Despite lower unemployment rate in Kan., staffing struggles continue
WICHITA, Kan. (KWCH) - When looking at the unemployment rate in Kansas, it may appear that a majority of businesses are fully staffed again. However, that’s not the case. Restaurants across Wichita are among those struggling to hire help. Some were even forced to close, and new data suggests this could be a long-term problem for some businesses.
“Help Wanted” signs line the streets outside businesses across Wichita and could be a sign of a workforce revolution.
“It’s unusual. Usually one quits and you have another one, one doesn’t show up and you have extra ones,” said Maurice’s Café owner Therese Srour.
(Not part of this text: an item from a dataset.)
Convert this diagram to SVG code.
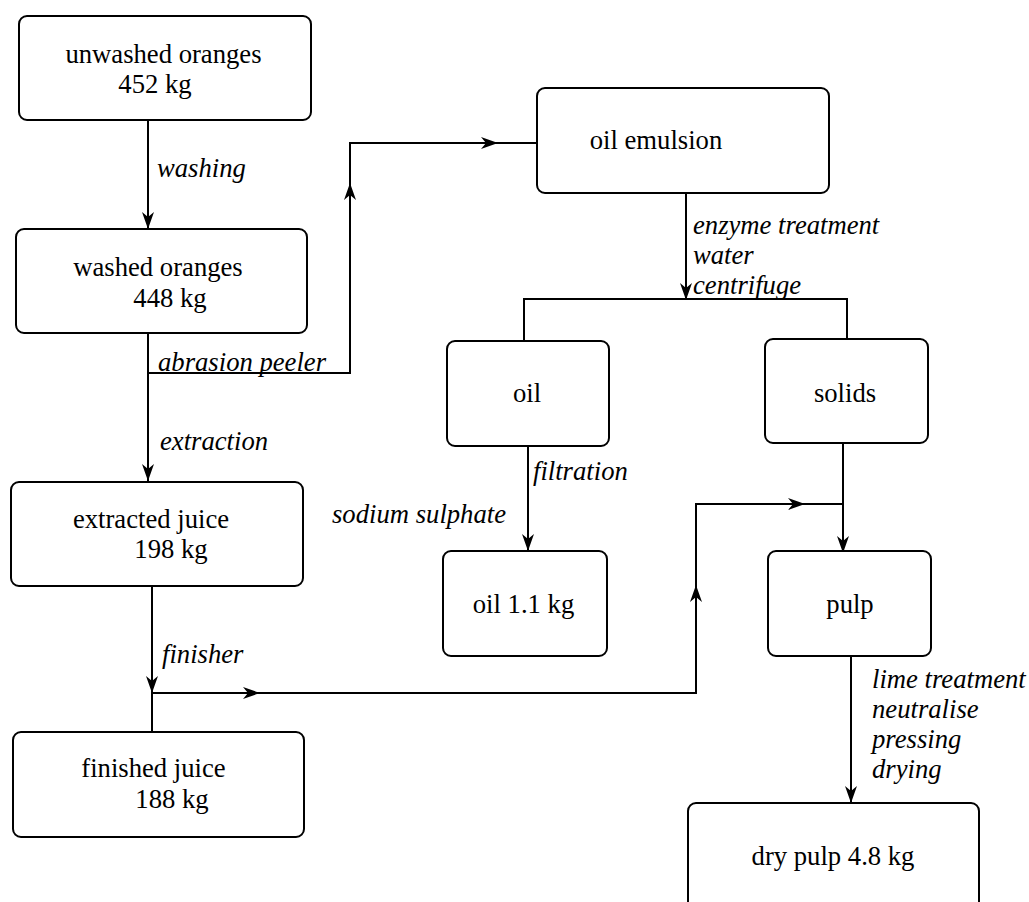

Restaurants continue the struggle to stay fully staffed, even after the unemployment rate dropped to pre-pandemic levels.
“All of us. We all have shortness with waitresses and cooks,” Srour said.
Jeremy Hill with the Economic Development and Business Research Center at Wichita State University is studying current job trends. New data suggests workers in Kansas are shifting from multiple part-time jobs to one full-time job. And more workers than ever are ditching the traditional office space for a remote job.
“There’s been pretty consistent and very persistent data on the percent of households that are doing some kind of telecommunications or remote work,” Hill said. “We’re somewhere around 20 percent.”
The restaurant industry is one of the hardest hit sectors. But some restaurants did recover employees after their minimum wage.
“When you look at salaries and wages in Kansas, one of the things I say is, we don’t have a labor problem, we have a wage problem,” Hill said. “over the last decade, wages in Kansas did not keep up with the national level. We fell behind. We have more pressure now to raise those wages.”
That’s a sign that it might costs businesses more right now to attract and retain new employees.
Recently, one Wichita restaurant, Meddy’s, saw an influx of applications after raising its minimum wage for hosts up to $20 and $25 for bartenders. Hill said restaurants may have to adapt to be able to compete, but in the long run, this could increase costs of dining experiences.